Why Google Buzz Has Failed Already

For those of you who haven’t been keeping up with the news, Google’s recently-launched Google Buzz social network is not doing very well – actually, that’s sugarcoating it. Google Buzz is single-handedly the biggest mistake the search engine giant has ever made, and it’s a mistake that’s going to cost them dearly, both in terms of consumer confidence and in terms of actual money.

You see, Google Buzz is already complete failure, and was so almost before it even had a chance to get off the ground. I’ll tell you why.

First off – nobody’s using it.

Yeah. There. I said it. Nobody’s using Google Buzz, despite the fact that every Gmail user had the service unwillingly piggybacked onto their account. I’m following almost my entire Gmail address book, and I get maybe two buzz updates per week. When I asked my friends (via Buzz) why nobody’s using it, I got back a single response: “One too many things that want to know what you’re doing now or what you’re thinking.” Which brings me to the next reason Google Buzz is a miserable failure:

Google came late to the party.

Everybody’s all a-twitter about Twitter (see what I did there?). Google’s arrival to the microblogging party is unexpected and totally untimely. With Twitter on the rise, practically everyone who wants to get into microblogging is heading over there – and people simply don’t have the time or effort to update Google Buzz AND Twitter. If Google Buzz had come out, I don’t know, three years ago, they might have a shot at rivaling Twitter. But they didn’t.

So that’s why nobody’s using Buzz. But that’s not why it’s such a abject failure. Plenty of big tech companies have started services that didn’t go anywhere – Google’s no stranger to that (Orkut, I’m looking at you here). But the reason that Buzz is such a miserable failure is that Google’s hamfisted launch has created more negative press than almost any decision they’ve made in recent history – indeed, it’s becoming very, very hard to take Google’s “Don’t be evil” motto seriously after watching a woman’s personal life be destroyed by Buzz.

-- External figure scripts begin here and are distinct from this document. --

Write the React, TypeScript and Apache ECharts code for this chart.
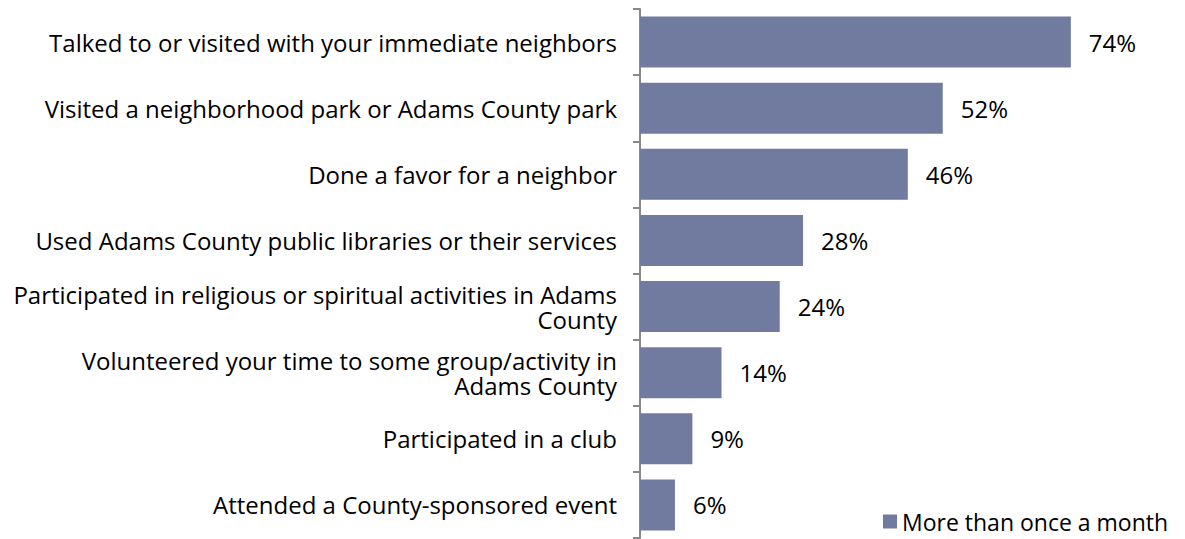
import React, { useEffect, useRef } from "react";
import * as echarts from "echarts";

const categories = [
  "Talked to or visited with your immediate neighbors",
  "Visited a neighborhood park or Adams County park",
  "Done a favor for a neighbor",
  "Used Adams County public libraries or their services",
  "Participated in religious or spiritual activities in Adams\nCounty",
  "Volunteered your time to some group/activity in\nAdams County",
  "Participated in a club",
  "Attended a County-sponsored event",
];
const values = [74, 52, 46, 28, 24, 14, 9, 6];
const seriesName = "More than once a month";

export default function App() {
  const ref = useRef<HTMLDivElement>(null);
  useEffect(() => {
    if (!ref.current) return;
    const chart = echarts.init(ref.current, undefined, { renderer: "svg" });
    const font = "'Open Sans', sans-serif";
    chart.setOption({
      animation: false,
      textStyle: { fontFamily: font },
      grid: { left: 632, top: 1, width: 524, bottom: 1, containLabel: false },
      legend: {
        data: [seriesName],
        left: 870,
        bottom: 1,
        itemWidth: 14,
        itemHeight: 14,
        itemGap: 6,
        padding: [5, 0, 5, 5],
        textStyle: { fontSize: 23, color: "#000", fontFamily: font },
        icon: "rect",
      },
      xAxis: {
        type: "value",
        min: 0,
        max: 90,
        show: false,
      },
      yAxis: {
        type: "category",
        inverse: true,
        data: categories,
        axisLine: { show: true, lineStyle: { color: "#888", width: 2 } },
        axisTick: { show: true, length: 7, lineStyle: { color: "#888", width: 2 } },
        axisLabel: {
          fontSize: 24,
          color: "#000",
          margin: 23,
          align: "right",
          lineHeight: 25,
          fontFamily: font,
        },
      },
      series: [
        {
          name: seriesName,
          type: "bar",
          data: values,
          barCategoryGap: "23%",
          itemStyle: { color: "#717BA0" },
          label: {
            show: true,
            position: "right",
            distance: 18,
            formatter: "{c}%",
            fontSize: 24,
            color: "#000",
            fontFamily: font,
          },
        },
      ],
    });
    return () => chart.dispose();
  }, []);
  return <div ref={ref} style={{ width: 1177, height: 531 }} />;
}
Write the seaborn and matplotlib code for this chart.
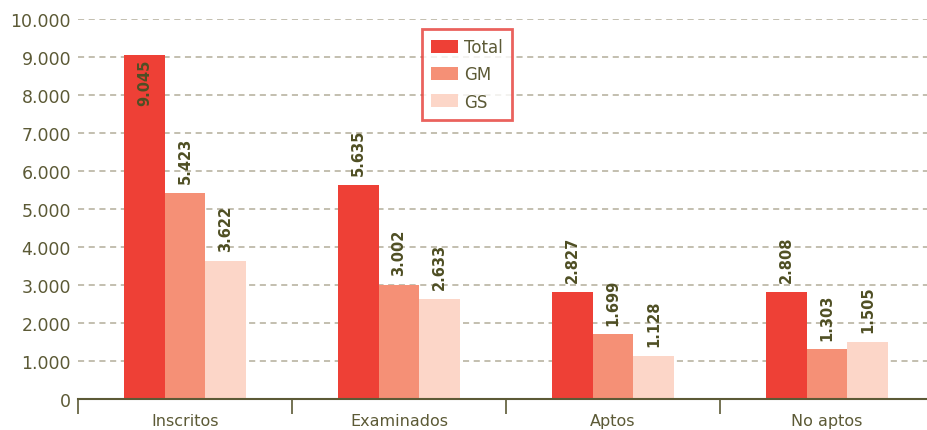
import matplotlib
matplotlib.use("Agg")
import matplotlib.pyplot as plt
import seaborn as sns
import pandas as pd
import numpy as np

categories = ["Inscritos", "Examinados", "Aptos", "No aptos"]
series = ["Total", "GM", "GS"]
total = [9045, 5635, 2827, 2808]
gm = [5423, 3002, 1699, 1303]
gs = [3622, 2633, 1128, 1505]
yticks = list(range(0, 10001, 1000))
ytick_labels = ["0", "1.000", "2.000", "3.000", "4.000", "5.000", "6.000", "7.000", "8.000", "9.000", "10.000"]

colors = ["#EE4036", "#F59076", "#FCD6C8"]
text_color = "#5C5A36"
label_color = "#4F4F24"

rows = []
for s, vals in zip(series, [total, gm, gs]):
    for c, v in zip(categories, vals):
        rows.append({"cat": c, "serie": s, "val": v})
df = pd.DataFrame(rows)

sns.set_theme(style="white")
plt.rcParams["font.family"] = ["DejaVu Sans"]

fig = plt.figure(figsize=(9.28, 4.31), dpi=100)
ax = fig.add_axes([78/928, 1 - 400/431, (934 - 78)/928, 380/431])

sns.barplot(data=df, x="cat", y="val", hue="serie", order=categories, hue_order=series,
            palette=colors, width=0.57, saturation=1, ax=ax, legend=True, linewidth=0)

ax.set_ylim(0, 10000)
ax.set_xlim(-0.5, 3.5)
ax.set_yticks(yticks)
ax.set_yticklabels(ytick_labels, color=text_color, fontsize=12.5)
ax.yaxis.grid(True, linestyle=(0, (4, 3)), color="#B3AD9A", linewidth=1.1)
ax.set_axisbelow(True)
ax.tick_params(axis="y", length=0, pad=5)
ax.set_xlabel("")
ax.set_ylabel("")

for sp in ["top", "right", "left"]:
    ax.spines[sp].set_visible(False)
ax.spines["bottom"].set_color("#5C5A36")
ax.spines["bottom"].set_linewidth(1.5)

# category boundary ticks
ax.set_xticks([-0.5, 0.5, 1.5, 2.5], minor=True)
ax.tick_params(axis="x", which="minor", bottom=True, length=11, width=1.2, color="#5C5A36", direction="out")
ax.tick_params(axis="x", which="major", bottom=False, length=0, pad=10, labelsize=11.5, labelcolor=text_color)

for container in ax.containers:
    for bar in container:
        h = bar.get_height()
        x = bar.get_x() + bar.get_width() / 2
        lbl = f"{int(h):,}".replace(",", ".")
        if h > 8500:
            ax.text(x, h - 100, lbl, rotation=90, ha="center", va="top",
                    fontsize=10.5, fontweight="bold", color=label_color)
        else:
            ax.text(x, h + 260, lbl, rotation=90, ha="center", va="bottom",
                    fontsize=10.5, fontweight="bold", color=label_color)

leg = ax.legend(loc="upper left", bbox_to_anchor=((422 - 78)/856, 1 - (30 - 20)/380),
                frameon=True, fancybox=False, fontsize=12, handlelength=1.6, handleheight=0.85,
                labelspacing=0.55, borderpad=0.55, handletextpad=0.4, borderaxespad=0)
leg.get_frame().set_edgecolor("#E53B35")
leg.get_frame().set_linewidth(2)
for t in leg.get_texts():
    t.set_color(text_color)

fig.savefig("out.png", dpi=100)
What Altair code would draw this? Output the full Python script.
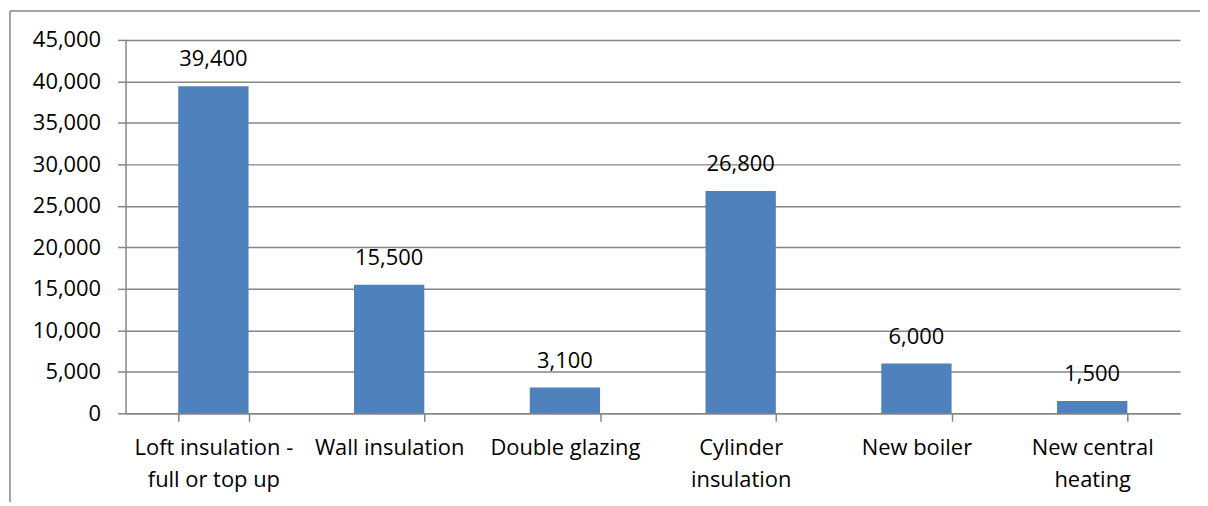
import altair as alt
import pandas as pd
import json

categories = [
    "Loft insulation - full or top up",
    "Wall insulation",
    "Double glazing",
    "Cylinder insulation",
    "New boiler",
    "New central heating",
]
label_lines = {
    "Loft insulation - full or top up": ["Loft insulation -", "full or top up"],
    "Wall insulation": ["Wall insulation"],
    "Double glazing": ["Double glazing"],
    "Cylinder insulation": ["Cylinder", "insulation"],
    "New boiler": ["New boiler"],
    "New central heating": ["New central", "heating"],
}
values = [39400, 15500, 3100, 26800, 6000, 1500]
y_ticks = list(range(0, 45001, 5000))

df = pd.DataFrame({"measure": categories, "value": values})

FONT = "Open Sans"
GRAY = "#868686"
BLUE = "#4F81BD"

label_expr = "(" + json.dumps(label_lines) + ")[datum.value]"

x = alt.X(
    "measure:N",
    sort=categories,
    scale=alt.Scale(paddingInner=0.6, paddingOuter=0.3),
    axis=alt.Axis(
        title=None,
        labelAngle=0,
        labelExpr=label_expr,
        labelFont=FONT,
        labelFontSize=22,
        labelColor="#000000",
        labelLineHeight=32,
        labelPadding=16,
        labelBaseline="top",
        tickBand="extent",
        tickSize=8,
        tickColor=GRAY,
        tickWidth=1.5,
        domainColor=GRAY,
        domainWidth=1.5,
        grid=False,
    ),
)
y = alt.Y(
    "value:Q",
    scale=alt.Scale(domain=[0, 45000], nice=False),
    axis=alt.Axis(
        title=None,
        values=y_ticks,
        format=",.0f",
        labelFont=FONT,
        labelFontSize=22,
        labelColor="#000000",
        labelPadding=17,
        tickSize=8,
        tickColor=GRAY,
        tickWidth=1.5,
        domainColor=GRAY,
        domainWidth=1.5,
        grid=True,
        gridColor=GRAY,
        gridWidth=1.5,
    ),
)

bars = alt.Chart(df).mark_bar(color=BLUE).encode(x=x, y=y)
texts = alt.Chart(df).mark_text(
    font=FONT, fontSize=22, color="#000000", baseline="alphabetic", dy=-20
).encode(x=alt.X("measure:N", sort=categories), y="value:Q", text=alt.Text("value:Q", format=",.0f"))

frame_data = alt.Data(values=[{"k": 1}])
left_line = alt.Chart(frame_data).mark_rule(color=GRAY, strokeWidth=1.5).encode(
    x=alt.value(-116), y=alt.value(-29), y2=alt.value(470)
)
top_line = alt.Chart(frame_data).mark_rule(color=GRAY, strokeWidth=1.5).encode(
    x=alt.value(-116), x2=alt.value(1200), y=alt.value(-29)
)

chart = alt.layer(bars, texts, left_line, top_line).properties(
    width=1059,
    height=375,
    autosize=alt.AutoSizeParams(type="none"),
    padding={"left": 118, "top": 31, "right": 20, "bottom": 88},
).configure_view(stroke=None)

chart.save("out.html", embed_options={"renderer": "svg", "actions": False})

The privacy concerns are epic – so epic, in fact, that they’re likely to land Google in courts around the world and are very likely going to slow the adoption rate of Gmail as users around the world start to wonder what unwilling application Google will saddle them with next.
Speaking personally, I’ve been a huge Gmail fan for years, and I’m seriously considering dropping them in favor of an email provider who actually takes my privacy seriously.

Even if Google were to completely eradicate Buzz right now and admit that they completely screwed the pooch, they wouldn’t be able to undo the permanent damage they’ve done to their brand. The multiple apologies and privacy revisions they’ve made don’t undo the damage that they’ve already done. Whoever was responsible for conceiving, planning and launching Google Buzz should probably leave that off his resume – which I can only assume he’s working on right now.